FIFA president Gianni Infantino attends a World Cup match.

Any pretence, flimsy enough already, that sporting considerations might be in any way involved in the decision-making are entirely torpedoed by the fact the total time allotted in the football calendar for the 2026 jaunt around North America is 56 days – exactly the same as for the World Cups from 2010 to 2018.

The 40 extra matches in total, and the increase from seven to eight matches for a team going all the way, necessitate a longer tournament even if more matches are played per day or concurrently than is currently the case. So how can the total period for the tournament be the same as in those previous summers? By reducing the official build-up time from 23 days to 16, meaning that players can play club football far closer to an even more exhausting global showpiece than they could before (Qatar, of course, had already obliterated the idea that we should be doing anything so silly as try and make sure the very best players are in the very best condition for what is supposed to be the very best tournament).

Doesn’t sound like something that you’d do for sporting reasons, does it? Does sound like something you might do for a projected extra $1bn in TV and sponsorship cash, though.

Maybe that justifies it. Maybe FIFA will, as they claim, plough all that money back into the game. Stop laughing; they might.

It would at least be an argument that could legitimately be made: “This won’t be quite as good a football tournament, but the extra money and increased exposure will allow us to do x, y and z and that’s a worthwhile trade-off.” You could disagree, you could challenge FIFA’s record of delivering on such promises, but it would at least be a reasonable starting point for debate.

But that’s not going to happen. You will continue to have your intelligence insulted by being told this is about the “global game” and “progress” and “moving forward”.

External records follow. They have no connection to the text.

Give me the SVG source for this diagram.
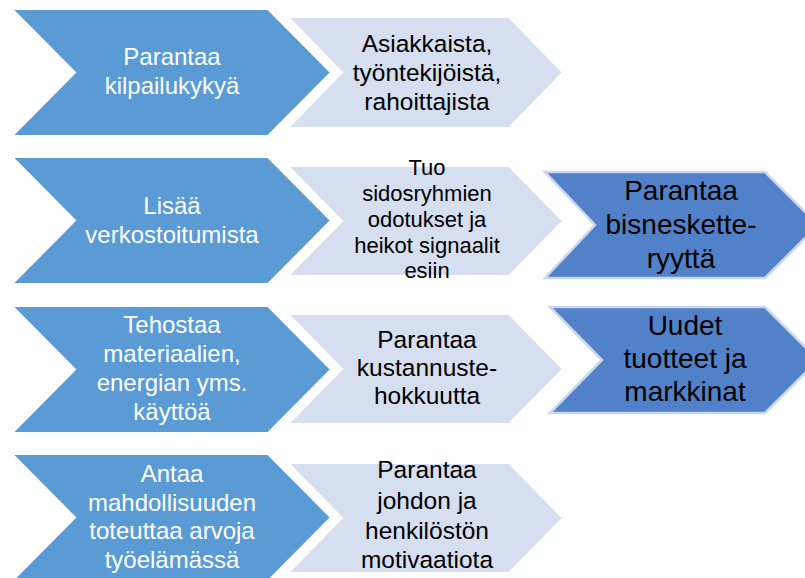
<svg xmlns="http://www.w3.org/2000/svg" width="805" height="578" viewBox="0 0 805 578">
<style>
.blue{fill:#5B9BD5;stroke:#FFFFFF;stroke-width:2}
.light{fill:#D5DFEF;stroke:#FFFFFF;stroke-width:2}
.dark{fill:#5181C9;stroke:#C9D6EC;stroke-width:2.5}
text{font-family:"Liberation Sans",Arial,sans-serif;text-anchor:middle}
.tb{fill:#FFFFFF;font-size:24px}
.tl{fill:#000000;font-size:24.5px}
.ts{fill:#000000;font-size:22px}
.td{fill:#000000;font-size:28px}
</style>
<rect width="805" height="578" fill="#FFFFFF"/>
<g id="connectors"></g>
<!-- Row 1 -->
<g id="blue1">
<polygon class="blue" points="12,9 268,9 331,72.5 268,136 12,136 75,72.5"/>
<text class="tb" x="172" y="65">Parantaa</text>
<text class="tb" x="172" y="94">kilpailukykyä</text>
</g>
<g id="light1">
<polygon class="light" points="288,17 509,17 563,72.5 509,128 288,128 342,72.5"/>
<text class="tl" x="427" y="52">Asiakkaista,</text>
<text class="tl" x="427" y="81">työntekijöistä,</text>
<text class="tl" x="427" y="110">rahoittajista</text>
</g>
<!-- Row 2 -->
<g id="blue2">
<polygon class="blue" points="12,157 268,157 331,220.5 268,284 12,284 75,220.5"/>
<text class="tb" x="172" y="214">Lisää</text>
<text class="tb" x="172" y="243">verkostoitumista</text>
</g>
<g id="light2">
<polygon class="light" points="288,166 509,166 563,221 509,276 288,276 342,221"/>
<text class="ts" x="427" y="175">Tuo</text>
<text class="ts" x="427" y="201">sidosryhmien</text>
<text class="ts" x="427" y="227">odotukset ja</text>
<text class="ts" x="427" y="253">heikot signaalit</text>
<text class="ts" x="427" y="278">esiin</text>
</g>
<g id="dark1">
<polygon class="dark" points="545,172 765,172 818,225 765,278 545,278 595,225"/>
<text class="td" x="681" y="200">Parantaa</text>
<text class="td" x="681" y="234">bisneskette-</text>
<text class="td" x="681" y="268">ryyttä</text>
</g>
<!-- Row 3 -->
<g id="blue3">
<polygon class="blue" points="12,306 268,306 331,369.5 268,433 12,433 75,369.5"/>
<text class="tb" x="172" y="333">Tehostaa</text>
<text class="tb" x="172" y="362">materiaalien,</text>
<text class="tb" x="172" y="391">energian yms.</text>
<text class="tb" x="172" y="420">käyttöä</text>
</g>
<g id="light3">
<polygon class="light" points="288,314 509,314 563,369 509,424 288,424 342,369"/>
<text class="tl" x="427" y="348">Parantaa</text>
<text class="tl" x="427" y="376">kustannuste-</text>
<text class="tl" x="427" y="404">hokkuutta</text>
</g>
<g id="dark2">
<polygon class="dark" points="550,307 765,307 818,360 765,413 550,413 602,360"/>
<text class="td" x="685" y="335">Uudet</text>
<text class="td" x="685" y="368">tuotteet ja</text>
<text class="td" x="685" y="401">markkinat</text>
</g>
<!-- Row 4 -->
<g id="blue4">
<polygon class="blue" points="12,454 268,454 331,517.5 268,581 12,581 75,517.5"/>
<text class="tb" x="172" y="482">Antaa</text>
<text class="tb" x="172" y="511">mahdollisuuden</text>
<text class="tb" x="172" y="539">toteuttaa arvoja</text>
<text class="tb" x="172" y="568">työelämässä</text>
</g>
<g id="light4">
<polygon class="light" points="288,463 509,463 563,518 509,573 288,573 342,518"/>
<text class="tl" x="427" y="478">Parantaa</text>
<text class="tl" x="427" y="509">johdon ja</text>
<text class="tl" x="427" y="539">henkilöstön</text>
<text class="tl" x="427" y="568">motivaatiota</text>
</g>
</svg>
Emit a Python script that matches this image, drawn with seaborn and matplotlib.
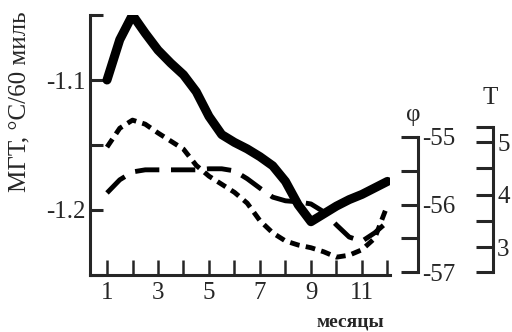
import numpy as np
import matplotlib
matplotlib.use('Agg')
import matplotlib.pyplot as plt
import seaborn as sns

# Данные (шаг - полмесяца)
months = [1, 1.5, 2, 2.5, 3, 3.5, 4, 4.5, 5, 5.5, 6, 6.5,
          7, 7.5, 8, 8.5, 9, 9.5, 10, 10.5, 11, 11.5, 12]
mgt = [-1.100, -1.069, -1.050, -1.064, -1.077, -1.087, -1.096, -1.109,
       -1.128, -1.142, -1.148, -1.153, -1.159, -1.166, -1.178, -1.196,
       -1.209, -1.203, -1.197, -1.192, -1.188, -1.183, -1.178]
phi = [-55.15, -54.87, -54.75, -54.81, -54.94, -55.06, -55.18, -55.42,
       -55.58, -55.70, -55.82, -55.98, -56.24, -56.42, -56.54, -56.60,
       -56.64, -56.70, -56.78, -56.75, -56.67, -56.50, -56.01]
temp = [4.03, 4.28, 4.43, 4.47, 4.47, 4.47, 4.47, 4.47, 4.49, 4.49,
        4.45, 4.30, 4.12, 3.95, 3.88, 3.86, 3.82, 3.67, 3.42, 3.19,
        3.11, 3.27, 3.48]

month_ticks = list(range(1, 13))
month_labels = [str(m) if m % 2 else '' for m in month_ticks]

sns.set_style('ticks')
plt.rcParams['font.family'] = ['Liberation Serif', 'DejaVu Serif']
plt.rcParams['axes.linewidth'] = 2.2

fig = plt.figure(figsize=(5.12, 3.32), dpi=100)
ax = fig.add_axes([90 / 512, 57 / 332, 300 / 512, 260 / 332])

sns.lineplot(x=months, y=mgt, ax=ax, color='black', lw=6.5,
             solid_capstyle='round', solid_joinstyle='round')
ax.set_xlim(0.333, 12.1)
ax.set_ylim(-1.25, -1.05)
sns.despine(ax=ax)

ax.set_xticks(month_ticks)
ax.set_xticklabels(month_labels)
ax.set_yticks([-1.25, -1.2, -1.15, -1.1, -1.05])
ax.set_yticklabels(['', '-1.2', '', '-1.1', ''])
ax.tick_params(axis='x', direction='in', length=11, width=1.8,
               labelsize=18, pad=5)
ax.tick_params(axis='y', direction='in', length=9, width=2.2,
               labelsize=18, pad=3)
ax.set_ylabel('МГТ, °С/60 миль', fontsize=18)
ax.yaxis.set_label_coords(-0.2, 0.665)
fig.text(350 / 512, 1 - 322 / 332, 'месяцы', ha='center', va='center',
         fontsize=14, fontweight='bold')

# ось φ
ax2 = ax.twinx()
sns.lineplot(x=months, y=phi, ax=ax2, color='black', lw=3.5,
             linestyle=(0, (2, 1.3)))
ax2.set_ylim(-57.044, -53.193)
for s in ['left', 'top', 'bottom']:
    ax2.spines[s].set_visible(False)
ax2.spines['right'].set_position(('axes', (418 - 90) / 300))
ax2.spines['right'].set_bounds(-57, -55)
ax2.set_yticks([-57, -56.5, -56, -55.5, -55])
ax2.set_yticklabels(['-57', '', '-56', '', '-55'])
ax2.tick_params(axis='y', direction='in', length=12, width=2.2,
                labelsize=18, pad=3)
ax2.set_ylabel('')
fig.text(413 / 512, 1 - 115 / 332, 'φ', ha='center', va='center',
         fontsize=18)

# ось T
ax3 = ax.twinx()
sns.lineplot(x=months, y=temp, ax=ax3, color='black', lw=3.5,
             linestyle=(0, (5, 2.4)))
ax3.set_ylim(2.467, 7.419)
for s in ['left', 'top', 'bottom']:
    ax3.spines[s].set_visible(False)
ax3.spines['right'].set_position(('axes', (493 - 90) / 300))
ax3.spines['right'].set_bounds(2.52, 5.29)
ax3.set_yticks([2.52, 3, 3.5, 4, 4.5, 5, 5.29])
ax3.set_yticklabels(['', '3', '', '4', '', '5', ''])
ax3.tick_params(axis='y', direction='in', length=12, width=2.2,
                labelsize=18, pad=3)
ax3.set_ylabel('')
fig.text(490 / 512, 1 - 98 / 332, 'T', ha='center', va='center',
         fontsize=18)

fig.savefig('out.png', dpi=100)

It’s rubbish. But it is at least slightly less rubbish than the original version of a 48-team World Cup FIFA had cooked up.

In that, 16 groups of three would produce two qualifiers each for a last-32 knockout stage. It would be neater and require 24 fewer games.

But those would have been the only benefits, and the potential drawbacks obvious and utterly enormous. Most simply, three-team groups rule out the possibility of concurrent final games and thus massively increase the risk of collusion and mutually beneficial results.

There would have been all manner of ways for teams to benefit or suffer that were outside their own control.

A third of teams, for instance, would have played no part in the opening round of fixtures and thus their first game would come against a team who’d already played and would know precisely what they needed to qualify.

One team per group would play in the first and third round of games and get a lovely little break between games in the middle. And one team would play in the first two games, and better make damn sure they did enough to qualify without having to rely on a particular result in the final round of games between teams who at best know precisely what result they need and almost inevitably in some cases precisely what result sends both skipping merrily through.

With 16 separate groups all vulnerable to all these separate types of nonsense, the group stage of such a tournament would have descended rapidly into high farce.

But we’re starting to think we might have preferred that and all its boiled piss to the long, dull trudge that the admittedly fairer but interminable 12-group format promises.